En annonçant son ralliement à Nicolas Sarkozy, André Glucksmann a eu le mérite de recentrer le débat électoral sur le cœur de la fonction présidentielle. Dans la Ve République, le président est compétent en matière de politique internationale, de défense, et d’institutions. Sur le reste, il peut influencer son gouvernement lorsque celui-ci lui est favorable ou se morfondre en silence, en période de cohabitation.

M. Glucksmann justifie son choix en dénonçant la Realpolitik qui fait commercer avec les tyrans et en glorifiant le vent révolutionnaire qui apportera la liberté à tous les peuples. Des commentateurs s’étonnent de ce virage à droite au nom de principes de gauche. Il n’y a pourtant là rien de très nouveau, qu’un tardif alignement sur la scène intellectuelle états-unienne. Ceux que l’on nomme aujourd’hui les néo-conservateurs, issus de la revue Commentary, se sont constitués en groupe politique après la chute de Saïgon. Refusant la défaite, ils remirent en cause la Realpolitk d’Henry Kissinger et constituèrent un « parti de la guerre » qui a occupé le pouvoir à Washington de 1975 à aujourd’hui, sans interruption, excepté sous Jimmy Carter.
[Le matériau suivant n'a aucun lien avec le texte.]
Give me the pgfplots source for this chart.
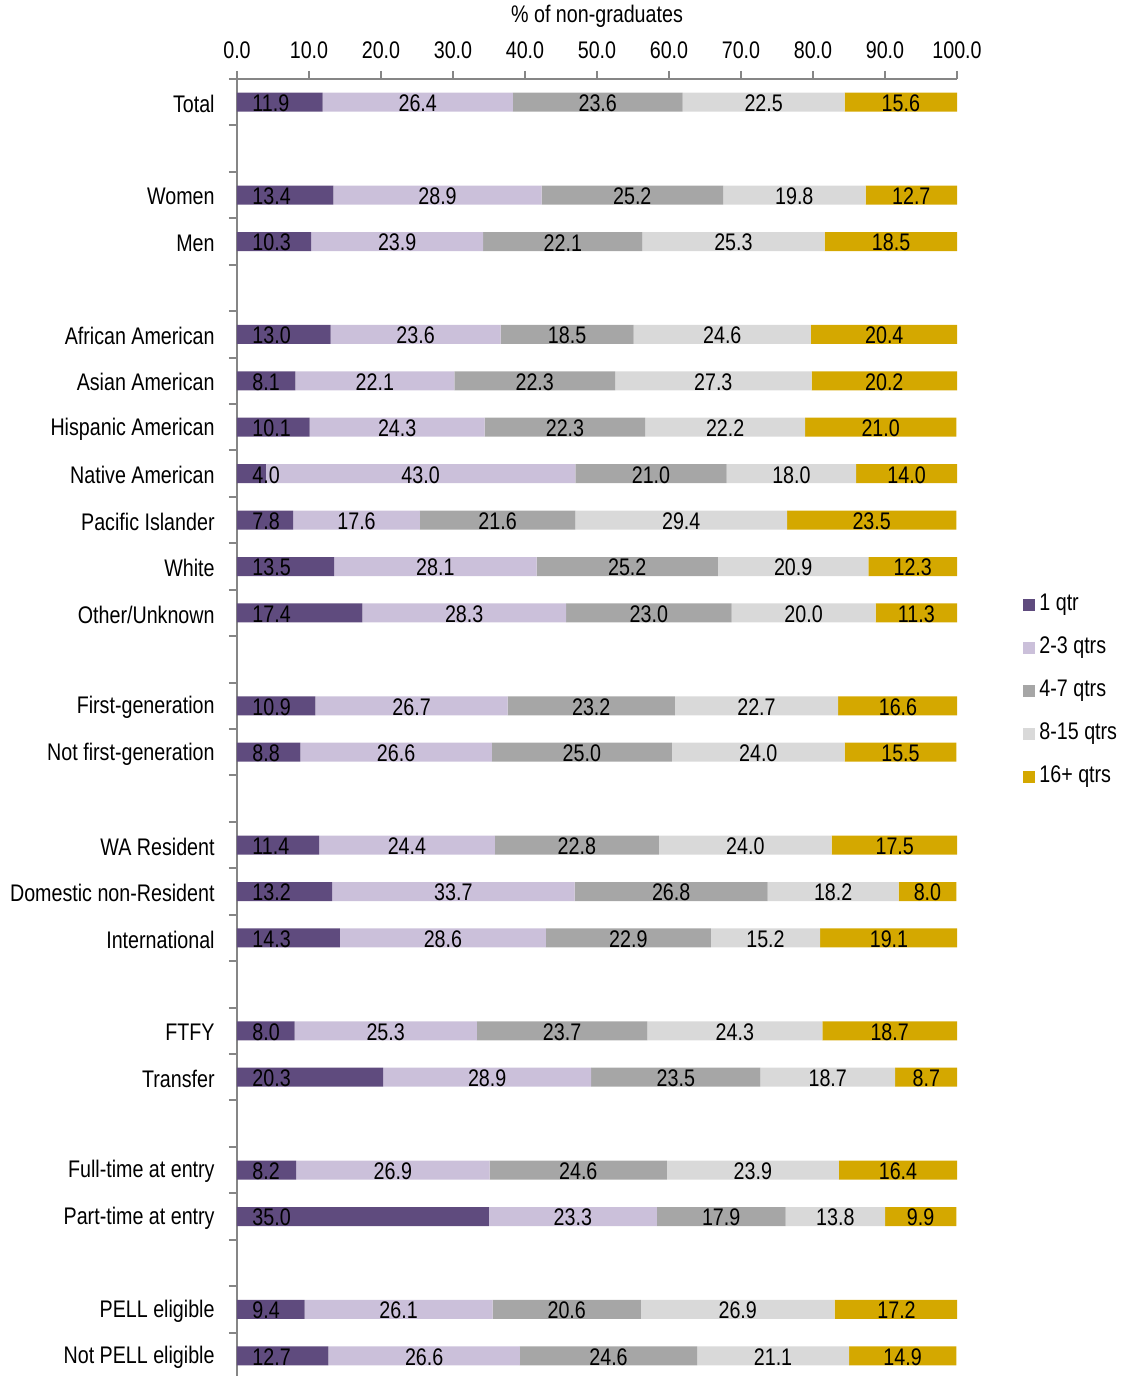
\documentclass[border=0pt]{standalone}
\usepackage{fontspec}
\setmainfont{Liberation Sans}[FakeStretch=0.82]
\usepackage{pgfplots}
\usepackage{pgfplotstable}
\pgfplotsset{compat=1.18}
\definecolor{c1}{HTML}{5F4B7E}
\definecolor{c2}{HTML}{CBC0DA}
\definecolor{c3}{HTML}{A6A6A6}
\definecolor{c4}{HTML}{D9D9D9}
\definecolor{c5}{HTML}{D4A800}
\definecolor{axgray}{HTML}{868686}
\newcommand\lf{\fontsize{12pt}{14pt}\selectfont}
\pgfplotstableread{
pos a b c d e
27 11.9 26.4 23.6 22.5 15.6
25 13.4 28.9 25.2 19.8 12.7
24 10.3 23.9 22.1 25.3 18.5
22 13.0 23.6 18.5 24.6 20.4
21 8.1 22.1 22.3 27.3 20.2
20 10.1 24.3 22.3 22.2 21.0
19 4.0 43.0 21.0 18.0 14.0
18 7.8 17.6 21.6 29.4 23.5
17 13.5 28.1 25.2 20.9 12.3
16 17.4 28.3 23.0 20.0 11.3
14 10.9 26.7 23.2 22.7 16.6
13 8.8 26.6 25.0 24.0 15.5
11 11.4 24.4 22.8 24.0 17.5
10 13.2 33.7 26.8 18.2 8.0
9 14.3 28.6 22.9 15.2 19.1
7 8.0 25.3 23.7 24.3 18.7
6 20.3 28.9 23.5 18.7 8.7
4 8.2 26.9 24.6 23.9 16.4
3 35.0 23.3 17.9 13.8 9.9
1 9.4 26.1 20.6 26.9 17.2
0 12.7 26.6 24.6 21.1 14.9
}\data
\begin{document}
\begin{tikzpicture}
\begin{axis}[
  at={(0,0)}, anchor=north west,
  width=360pt, height=650pt, scale only axis,
  xbar stacked, bar width=9.5pt,
  xmin=0, xmax=100, ymin=-0.5, ymax=27.5,
  axis x line*=top, axis y line*=left,
  axis line style={draw=axgray, line width=1pt},
  tick style={draw=axgray, line width=1pt},
  tick align=outside, major tick length=4pt,
  xtick={0,10,...,100},
  scaled x ticks=false,
  /pgf/number format/assume math mode=true,
  xticklabel style={font=\lf, yshift=2.5pt, /pgf/number format/.cd, fixed, fixed zerofill, precision=1},
  xlabel={\% of non-graduates},
  xlabel style={font=\lf, at={(axis description cs:0.5,1)}, anchor=base, yshift=28pt},
  ytick={-0.5,0.5,...,27.5},
  yticklabels={},
  extra y ticks={27,25,24,22,21,20,19,18,17,16,14,13,11,10,9,7,6,4,3,1,0},
  extra y tick labels={Total,Women,Men,African American,Asian American,Hispanic American,Native American,Pacific Islander,White,Other/Unknown,First-generation,Not first-generation,WA Resident,Domestic non-Resident,International,FTFY,Transfer,Full-time at entry,Part-time at entry,PELL eligible,Not PELL eligible},
  extra y tick style={major tick length=0pt, tick style={draw=none}},
  yticklabel style={font=\lf, inner sep=0pt, xshift=-11pt, yshift=-0.8pt},
  legend style={at={(axis description cs:1.0917,0.5295)}, anchor=west, draw=none, fill=none, font=\lf, inner sep=0pt, row sep=7pt, nodes={inner sep=2pt, text height=8pt, text depth=2.5pt}},
  legend cell align=left,
  legend image code/.code={\fill[#1] (0pt,-3pt) rectangle (6pt,3pt);},
]
\addplot[fill=c1, draw=none] table[x=a, y=pos] {\data};
\addplot[fill=c2, draw=none] table[x=b, y=pos] {\data};
\addplot[fill=c3, draw=none] table[x=c, y=pos] {\data};
\addplot[fill=c4, draw=none] table[x=d, y=pos] {\data};
\addplot[fill=c5, draw=none] table[x=e, y=pos] {\data};
\legend{1 qtr, 2-3 qtrs, 4-7 qtrs, 8-15 qtrs, 16+ qtrs}
\end{axis}
\begin{axis}[
  at={(0,0)}, anchor=north west,
  width=360pt, height=650pt, scale only axis,
  xmin=0, xmax=100, ymin=-0.5, ymax=27.5, hide axis,
  nodes near coords, point meta=explicit symbolic,
  every node near coord/.append style={font=\lf, anchor=center, inner sep=0pt, yshift=-0.6pt, text=black},
]
\addplot[draw=none, mark=none, every node near coord/.append style={anchor=west, xshift=7.5pt}] table[x expr=0, y=pos, meta=a] {\data};
\addplot[draw=none, mark=none] table[x expr=\thisrow{a}+\thisrow{b}/2, y=pos, meta=b] {\data};
\addplot[draw=none, mark=none] table[x expr=\thisrow{a}+\thisrow{b}+\thisrow{c}/2, y=pos, meta=c] {\data};
\addplot[draw=none, mark=none] table[x expr=\thisrow{a}+\thisrow{b}+\thisrow{c}+\thisrow{d}/2, y=pos, meta=d] {\data};
\addplot[draw=none, mark=none] table[x expr=\thisrow{a}+\thisrow{b}+\thisrow{c}+\thisrow{d}+\thisrow{e}/2, y=pos, meta=e] {\data};
\end{axis}
\pgfresetboundingbox
\path[use as bounding box] (-118.5pt,39.5pt) rectangle (442.5pt,-648.5pt);
\end{tikzpicture}
\end{document}
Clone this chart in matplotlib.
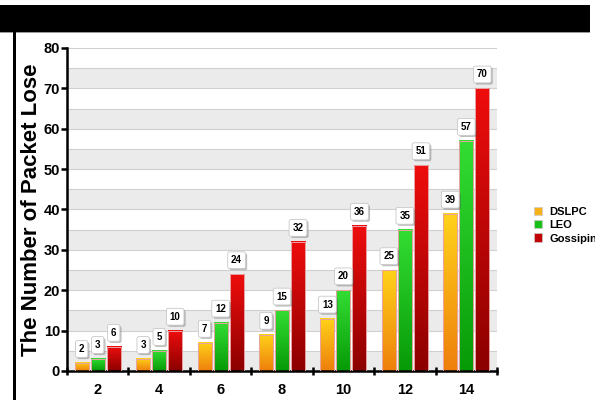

C’est à tort que l’on assimile ce courant à l’administration Bush fils, oubliant que les néo-conservateurs n’ont cessé de faire le va et vient entre l’extrême gauche du Parti démocrate et l’extrême droite du Parti républicain, faisant successivement campagne pour Ford, Dole, Reagan, Bush père, Clinton et Bush fils.

Quel est donc cet idéal de liberté sans frontières que chantent André Glucksmann et ses amis ? Certainement pas celui des Lumières qui, de Pascal Paoli à Toussaint Louverture, de Thomas Paine à Francisco de Miranda a émancipé les hommes. Non, les néoconservateurs états-uniens débutèrent leur carrière dans la mouvance trotskiste de Max Shachtman, tandis que M. Glucksmann se revendiquait du maoïsme. Tous ont conservé ce culte de la violence qui les fait espérer et applaudir chaque bombardement ou presque qui ensanglante la planète depuis trente ans. Leur dogme est connu, c’est un sophisme : démocratiser le monde par la force. Leur liberté, c’est celle qu’ils ont donné aux Irakiens qu’ils ont débarrassés d’un despote pour les plonger dans le chaos.

Oui, la campagne présidentielle est le moment de débattre de notre conception de la liberté, et du monde dont nous rêvons. Faut-il enfoncer les portes ouvertes en rappellant que les premiers combats pour l’émancipation son ceux de l’alimentation, de l’éducation, de la santé et de la paix ? Faut-il expliciter que ces combats se heurtent partout — et jusqu’en Europe — au fantasme de puissance des néoconservateurs et au comportement prédateur des États-Unis ? Autant de réalités qui dépassent le clivage droite/gauche.

Oui, nous devons choisir entre d’une part, nous satisfaire d’un monde unipolaire dans lequel une puissance dominante peut piller les faibles ou d’autre part, construire un monde multipolaire dans lequel la paix est garantie par un équilibre des puissances et le progrès humain par la propagation des idées.

André Glucksmann stigmatise « le fétichisme conservateur [qui] cultive le primat des États ». Il rejette les bases du droit international qu’imaginèrent les Prix Nobel de la Paix français Leon Bourgeois et Aristide Briand : la souveraineté des États au service de celle des peuples. Il préfère le « droit d’ingérence » que les Anglo-Saxons s’arrogèrent pour étendre leur Empire au détriment de celui des Ottomans et que Bernard Kouchner remit à la mode pour servir les mêmes intérêts impériaux, au détriment cette fois de ceux des Soviètiques : la souveraineté des minorités instrumentée par les puissances expansionnistes.

Les États sont des Léviathans toujours prêts à dévorer notre liberté. Mais ce sont aussi les seuls cadres connus dans lesquels la liberté et la démocratie peuvent s’épanouir. C’est pourquoi détruire les États permet de dominer les peuples, tandis qu’émanciper les hommes exige que l’on mettre les États au service des peuples.

Il existe certainement de bonnes raisons de soutenir Nicolas Sarkozy, mais en justifiant son choix avec les arguments des néoconservateurs, André Glucksmann ne s’honore pas.